Aidée du "fantôme" de son frère mort en Italie, Angelica viendra à bout des idées reçues, et Valentine Goby de faire référence à une femme exceptionnelle et audacieuse en son temps : Marguerite Durand. Cette référence de l'auteur à une féministe de la première heure était inattendue dans ce docu-fiction, mais je l'ai beaucoup appréciée.
En effet, qui à présent se souvient de Marguerite Durand (1864-1936) : journaliste féministe, elle milita pour le droit de vote des femmes, créa la rubrique "courrier" au Figaro, et fonda son journal "La Fronde" en 1897. Elle a même co-fondé le cimetière animalier d'Asnières.
Donc bravo pour le récit, la qualité de l'écriture de V. Goby.
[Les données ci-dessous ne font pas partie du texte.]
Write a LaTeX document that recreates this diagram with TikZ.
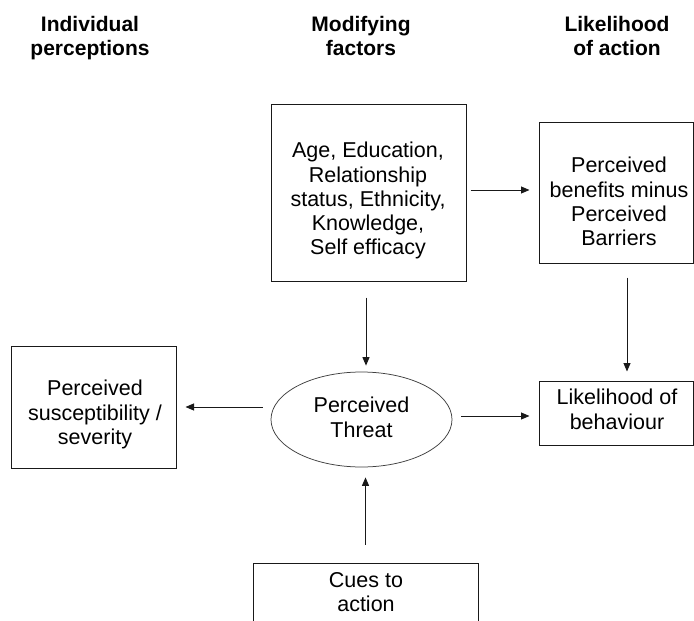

Mais à nouveau, je n'ai pas trop apprécié les illustrations de Ronan Badel (ex. p. 20 : la famille chantant de l'opéra, ressemble à une paire de morts-vivants...)
Valentine GOBY (texte) & Ronan BADEL (illustrations)
Thiên An ou la grande traversée *****
2009 - Réf. pays : France/Vietnam
Genre : Ma rédaction "boat people"
Thiên An, 11 ans, réfugié avec son père et sa soeur à Paris, pense à sa mère restée au Vietnam avec ses deux frères. Il se remémore l'enfer de sa traversée en 1977 sur ce bateau bondé, sans eau et nourriture, dans une mer déchaînée, et à la merci des pirates : ce sera son sujet de rédaction à l'école.
Puis des nouvelles arrivent : la maman va bientôt rejoindre la famille.
Comme dans les autres livres, Valentine Goby nous plonge dans le quotidien d'une famille plus ou moins intégrée en France, nous assistons aux coutumes traditionnelles de la fête du Têt, découvrons les journées de dur labeur du père et de l'oncle, au restaurant, l'entraide au sein de la communauté vietnamienne.
Le garçon va à l'école encouragé par son père : "Tu te vois vendre des cigarettes ou du mauvais parfum sur un carton retourné toute ta vie ?". C'est l'avenir qu'aurait eu Thiên An s'ils étaient restés au Vietnam.
La chronologie en fin d'ouvrage rappelle les grandes dates de l'histoire du Vietnam, de la colonisation française à la guerre d'Indochine, de la guerre du Vietnam de 1961 à 1975, l'exil des boat people à partir de 1975...
J'ai cependant un peu moins aimé ce troisième récit, peut-être parce qu'il y avait moins de poésie dans l'écriture, et que le récit semblait plus haché, manquer de liant antre les paragraphes. J'ai trouvé que les illustrations de R. Badel étaient plus "dures" aussi que celles de O. Tallec dans Adama ou Jacek, son trait de crayon plus sec et plus effrayant.